In 2005, the council also considered expanding the tight regulations on food business, but opted not to. Cook said in the last year she has received several business applications from folks looking to open a cafe or pizza joint in LM zones, but haven’t gone through with it because of the restrictive code guidelines.

“By not having full-on restaurants we aren’t attracting people away from Winslow and encouraging people to drive to more remote locations,” Cook said.

Places like the distillery can offer tastings because they aren’t meeting the definition of a food establishment. If they wanted to offer food, it would be another story.

“The code update isn’t really changing these types of things much, but more clarifying and adding definitions for uses we don’t currently have,” said Cook. “What happens, however, is we have to address it when someone comes to apply for a use that we don’t have defined.”

Motor vehicle sales lots

The council took major issue with one undefined use, a motor vehicle sales lot, which falls into a hairy gray area that the council and the city have yet to fully hash out.

In the current code the sale of goods is lumped into one retail category, which includes all retail from hats to groceries.
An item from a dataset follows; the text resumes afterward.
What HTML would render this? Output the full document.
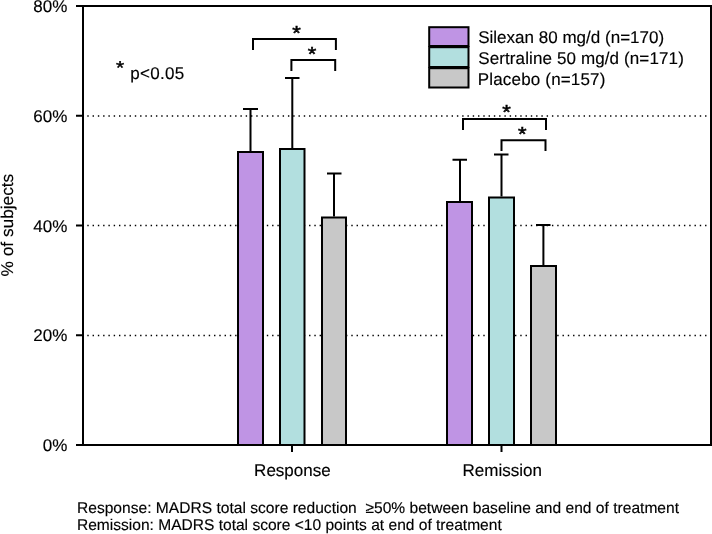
<!DOCTYPE html>
<html>
<head>
<meta charset="utf-8">
<style>
html,body{margin:0;padding:0;background:#fff;}
body{width:712px;height:534px;overflow:hidden;}
svg{display:block;}
text{font-family:"Liberation Sans",sans-serif;fill:#000;text-rendering:geometricPrecision;stroke:#000;stroke-width:0.15px;}
svg{will-change:transform;}
.ast text{stroke-width:0.6px;}
</style>
</head>
<body>
<svg width="712" height="534" viewBox="0 0 712 534">
<rect x="0" y="0" width="712" height="534" fill="#fff"/>
<!-- gridlines -->
<g stroke="#000" stroke-width="1.5" stroke-dasharray="1.4 3.88" fill="none">
<line x1="87.3" y1="115.9" x2="709" y2="115.9"/>
<line x1="87.3" y1="225.6" x2="709" y2="225.6"/>
<line x1="87.3" y1="335.4" x2="709" y2="335.4"/>
</g>
<!-- bars -->
<g stroke="#000" stroke-width="2">
<rect x="238" y="152" width="25" height="293" fill="#bf94e4"/>
<rect x="280" y="149" width="24.5" height="296" fill="#b2dfdf"/>
<rect x="322" y="217.5" width="24" height="227.5" fill="#c8c8c8"/>
<rect x="447" y="202" width="25" height="243" fill="#bf94e4"/>
<rect x="489" y="197.5" width="25" height="247.5" fill="#b2dfdf"/>
<rect x="531" y="266" width="25" height="179" fill="#c8c8c8"/>
</g>
<!-- error bars -->
<g stroke="#000" stroke-width="2" fill="none">
<path d="M250.5 151V109M243 109H258"/>
<path d="M292.3 148V78M285 78H299.5"/>
<path d="M334 216.5V173.5M327 173.5H341.5"/>
<path d="M460 201V159.8M452.5 159.8H467"/>
<path d="M501.5 196.5V154.5M494 154.5H508.5"/>
<path d="M543.4 265V225M536 225H550.5"/>
</g>
<!-- significance brackets -->
<g stroke="#000" stroke-width="2" fill="none">
<path d="M253 50V39H335.9V50"/>
<path d="M291.4 71V60H335.2V71"/>
<path d="M463 130V119H546V130"/>
<path d="M501.5 151V140.3H545.5V151"/>
</g>
<g font-size="22" text-anchor="middle" class="ast">
<text transform="translate(296.45,39.55) scale(1,0.93)">*</text>
<text transform="translate(312,61.35) scale(1,0.93)">*</text>
<text transform="translate(506.65,119.05) scale(1,0.93)">*</text>
<text transform="translate(522.4,140.85) scale(1,0.93)">*</text>
</g>
<!-- frame -->
<g stroke="#000" stroke-width="2" fill="none">
<path d="M83 445V6H711V445H83"/>
<path d="M76 6H83M76 115.75H83M76 225.5H83M76 335.25H83M76 445H83"/>
<path d="M292 445V452M501.5 445V452"/>
</g>
<!-- y tick labels -->
<g font-size="17" text-anchor="end">
<text x="67.4" y="12.2">80%</text>
<text x="67.4" y="121.9">60%</text>
<text x="67.4" y="231.7">40%</text>
<text x="67.4" y="341.4">20%</text>
<text x="67.4" y="451.2">0%</text>
</g>
<text font-size="17" transform="translate(13.3,276.4) rotate(-90)" textLength="102.6" lengthAdjust="spacingAndGlyphs">% of subjects</text>
<!-- p note -->
<text font-size="21" transform="translate(115.9,74.4) scale(1,0.88)" style="stroke-width:0.5px">*</text>
<text font-size="17" x="130.2" y="79" textLength="54">p&lt;0.05</text>
<!-- legend -->
<g stroke="#000" stroke-width="2">
<rect x="429.2" y="27.2" width="39.3" height="18.8" fill="#bf94e4"/>
<rect x="429.2" y="47.2" width="39.3" height="19.8" fill="#b2dfdf"/>
<rect x="429.2" y="68.2" width="39.3" height="19.3" fill="#c8c8c8"/>
</g>
<g font-size="17">
<text x="478.2" y="42.8" textLength="186">Silexan 80 mg/d (n=170)</text>
<text x="478.2" y="63.8" textLength="205.6">Sertraline 50 mg/d (n=171)</text>
<text x="477.8" y="84.8" textLength="127.6">Placebo (n=157)</text>
</g>
<!-- x labels -->
<g font-size="17" text-anchor="middle">
<text x="292.4" y="476.4">Response</text>
<text x="502.2" y="476.4">Remission</text>
</g>
<!-- footnotes -->
<g font-size="15.55">
<text x="77" y="512.8" xml:space="preserve" textLength="602">Response: MADRS total score reduction  ≥50% between baseline and end of treatment</text>
<text x="77" y="530.4">Remission: MADRS total score &lt;10 points at end of treatment</text>
</g>
</svg>
</body>
</html>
“If someone were to come in right now and want to open a car lot that would fall under retail, and retail is allowed anywhere downtown, which is probably not what the community envisions for downtown,” said Cook.

To solve the problem the planning department wants to define motor vehicle sales and make it a conditional use. Staff decided to table the debate, until it could bring back more information at the Aug. 17 meeting, but it raised many questions among the council such as whether vehicle sales should be allowed at all on the island, or if out-right restricting vehicle sales would restrict sales of other vehicles like electric scooters or Zipcars, which is a membership-based car sharing company.

“Are we next going to have to define strip clubs because we don’t have a definition,” said Councilor Debbi Lester. ”If you have a definition then you open the doors to allow the business to come in. I hope that we can hold fast to our vision of our community and don’t begin to compromise because we are in a place where we need to consider new revenues.”

Future vision

Although the financial vitality of the city is much improved, city staff have made it clear that new revenue streams are a future necessity.

Whether expanding business ventures is a solution is a community debate that at least one councilor wants to engage.

“I think it’s a balance looking at where we can create opportunity and where we can grow business and create gathering spaces,” said Lester. “In a place like Coppertop where we already have vibrant business I don’t know why we would limit others from starting their own.”

Lester said she would be up for having a workshop or forum on how land use codes impact business.

“Are there things we need to change to make it possible for people to start their own business?” said Lester. “Now is the time for this community to create opportunity for small home-based business or start-ups. That’s how you begin growing business revenue.”

Although she agrees that designated service areas – such as Winslow and the neighborhood service centers – are important, she would like to see more places that are pedestrian and biking friendly that are accessible to the other 50 percent of the island population who don’t live downtown.

Councilor Bill Knobloch also stated that the council has to be mindful that much about the island has changed since the land use codes were originally created. “Times have changed,” said Knobloch. “The island [population] is at 23,000 not 15,000.”